Par ailleurs, le refus de remettre à l'expert judiciaire les pièces que celui-ci demandait l'exposait à ce qu'il soit tiré toute conséquence de son refus de participer aux opérations d'expertise.

Il convient encore de tenir compte du fait qu'en refusant de répondre aux demandes de l'expert et de justifier des éléments comptables dont il disposait, il a commis un manquement à l'obligation de tenir une comptabilité régulière. Il ne justifie au demeurant d'aucune comptabilité pendant les deux mois de sa gestion.

Le refus de déférer à la demande du commissaire aux comptes, notamment à celle de justifier des initiatives qu'il entendait prendre pour faire face à la situation financière critique de la société, constitue encore une faute de gestion qui a directement contribué à la création d'une partie du passif.

Le jugement déféré sera donc confirmé de ce chef.

C'est à bon droit que les premiers juges ont évalué la part du passif qui devra être mise à sa charge à un million d'euros, qui correspond à la part du passif dont ses manquements ont été à l'origine.

oOo

Sur l'application des dispositions de l'article 700 du Code de procédure civile et les dépens

Compte tenu de l'issue de ce litige, il n'y a pas lieu de faire droit à la demande formée par Mustafa D. fondée sur les dispositions de l'article 700 du Code de procédure civile.

Compte tenu d'autre part, de la situation financière respective des parties et de la nature de ce litige, il ne paraît pas inéquitable que la société Yeson et Jean-Paul D. conservent à leur charge les frais irrépétibles qu'ils ont dû exposer à l'occasion de cette procédure, tant en première instance qu'en cause d'appel. Leur demande sur ce fondement sera en conséquence rejetée.
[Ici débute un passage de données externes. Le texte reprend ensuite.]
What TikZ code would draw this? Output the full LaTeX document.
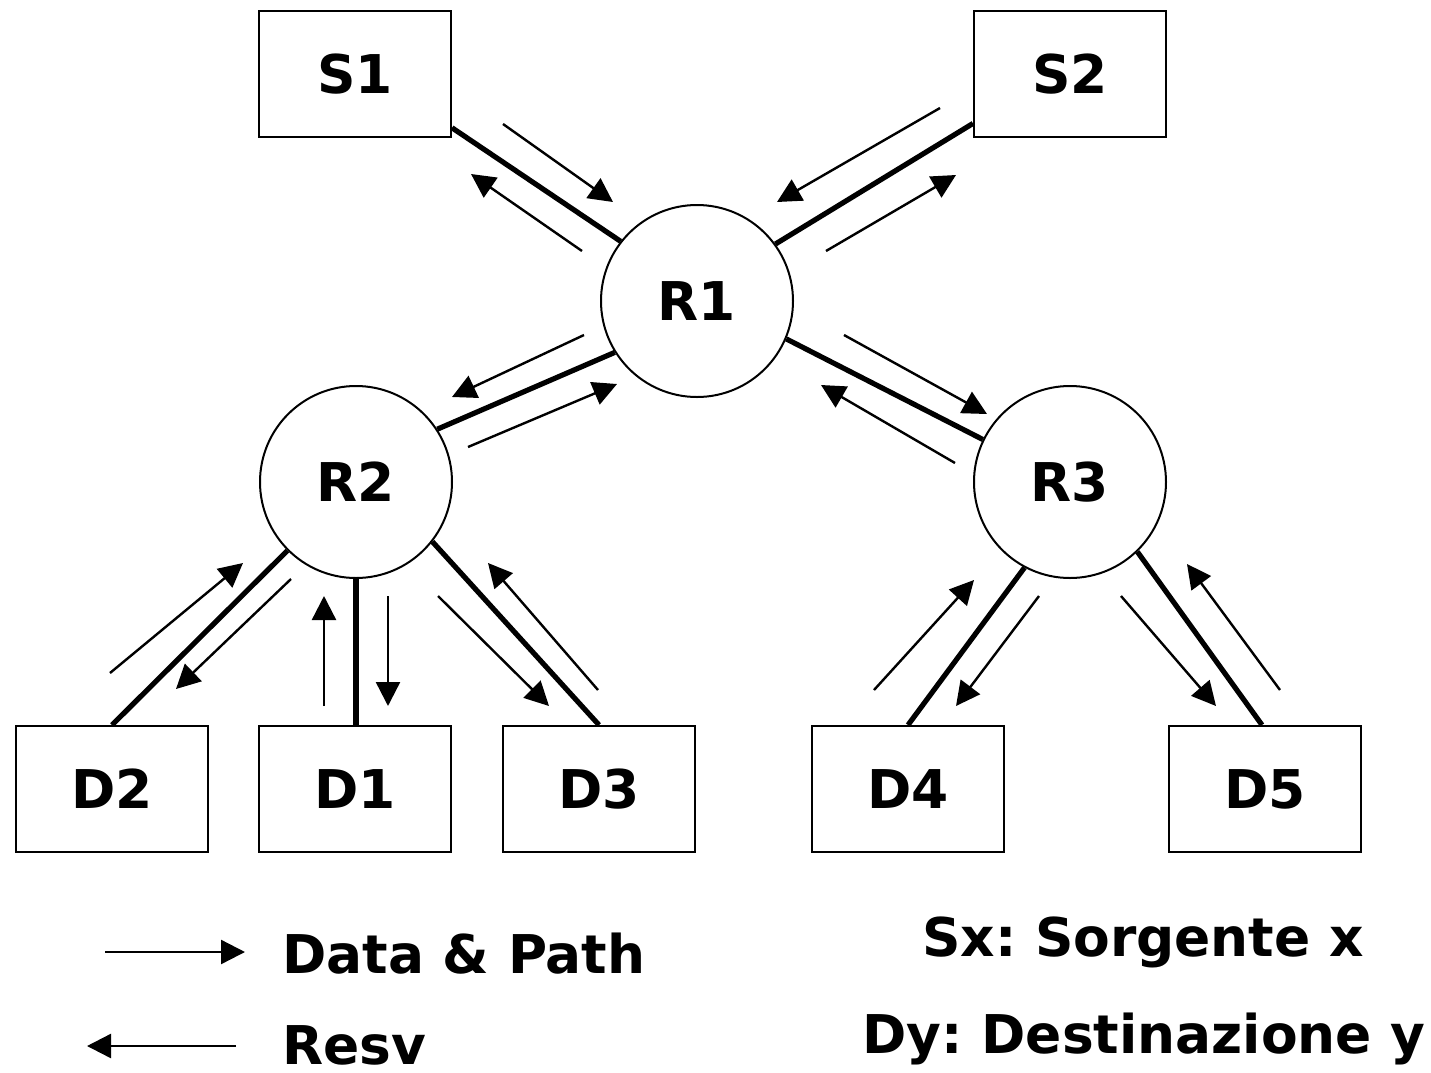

Mustafa D., qui succombe en ses prétentions sera condamné aux entiers dépens tant de première instance que d'appel.

PAR CES MOTIFS,

et ceux adoptés des premiers juges, la Cour, statuant publiquement, en dernier ressort, par arrêt contradictoire,

Joint les affaires enregistrées sous les n° 10/1379 et 10/1798 et statuant par un seul arrêt,

Reçoit les appels, réguliers en la forme ;

Infirme le jugement entrepris en ce qu'il a dit que Jean-Paul D. et la société Yeson ont commis des fautes de gestion ayant contribué à une insuffisance d'actif dans le cadre de la procédure de liquidation judiciaire ouverte à l'encontre de la S.A.S. SN Lutrac Industrie et en ce qu'il a dit que les dettes de cette société seront supportées solidairement par Jean-Paul D. et la société Yeson et, statuant à nouveau,

Rejette les demandes de la SCP N. N. L., prise en la personne de Me Gérard N., en sa qualité de liquidateur judiciaire de la S.A.S SN Lutrac Industrie en ce qu'elles sont dirigées contre la S.A.R.L. Yeson et Jean-Paul D. ;

Confirme les autres dispositions du jugement entrepris ;

Rejette la demande formée par Mustafa D., Jean-Paul D. et par la S.A.R.L Yeson sur le fondement des dispositions de l'article 700 du Code de procédure civile ;

Condamne Mustafa D. aux dépens, tant de première instance que d'appel.